Felizmente, Lelio consegue contornar o problema, primeiro ao impedir que sua vida seja um calvário: ela possui amigos, um emprego fixo de garçonete, e demonstra prazer em outras atividades como o canto. Segundo, a personagem é interpretada com frieza implacável por Vega, atriz ainda em fase de formação, com parte técnica deficiente, porém em evolução desde A Visita (2014). Embora não esteja à altura das cenas de maior complexidade emocional, ela se sai bem diante da imensa responsabilidade de ter a câmera colada ao seu rosto durante 120 minutos. Marina se mostra íntegra diante das adversidades, mas também revida quando necessário. O roteiro lhe confere uma dignidade inabalável.

O componente social também é suavizado pelo aspecto fantástico sugerido no título. A cena inicial traz música surreal e letreiros brilhosos, enquanto inserts apostam num inusitado momento musical e na caminhada da personagem contra um vento muito forte (imagem ao lado), sendo quase derrubada, mas ainda assim permanecendo de pé. Se você acha essa metáfora óbvia, espere para ver Marina refletida num espelho que deforma o corpo, ou abrindo um armário vazio que serve de herança simbólica do falecido. Lelio nunca vai muito longe ao buscar suas analogias: em Gloria, quando a personagem se irritava com o ex-marido, aparecia na casa dele com uma arma de brinquedo, que esguichava água. O jogo era simples: a arma real trocada pela arma falsa, e neste caso, a imagem real é trocada pela imagem distorcida.

Quando fogem do óbvio, os símbolos de Una Mujer Fantastica são reiterados até perderem o mistério (a chave filmada três vezes em plano próximo).
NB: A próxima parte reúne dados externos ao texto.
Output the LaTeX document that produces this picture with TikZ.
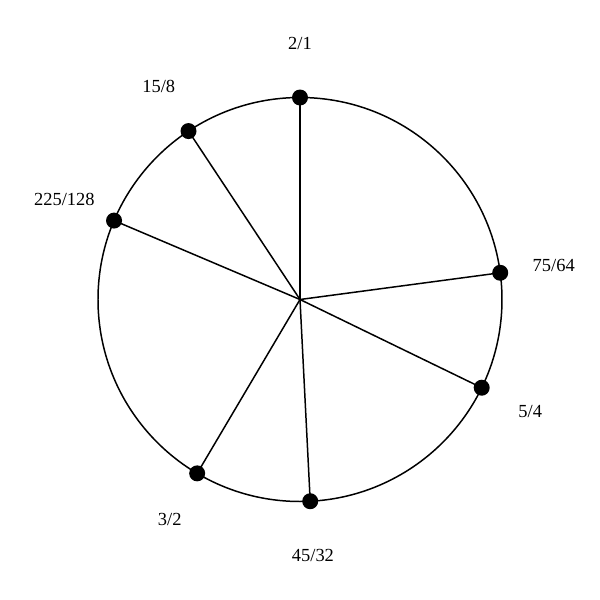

Longe de ser um esteta, Lelio tem se mostrado um cineasta excepcional pelo olhar lúdico do cotidiano. No entanto, quando tenta embarcar no registro abertamente fantasista, seus recursos se tornam insuficientes: seriam necessários mais momentos como o instante musical, ou uma função mais potente dos mesmos para que pudessem impactar a narrativa. Pelo resultado final, fica a impressão de que outros inserts de fantasia foram cortados na montagem, ou que o projeto não teve coragem de assumir seu aspecto mágico até o fim. Apesar das deficiências no retrato do luto, o resultado é positivo: Una Mujer Fantástica constitui um belo retrato de personagens e uma potente descrição da transexualidade.

Filme visto no 67º Festival de Cinema de Berlim, em fevereiro de 2017.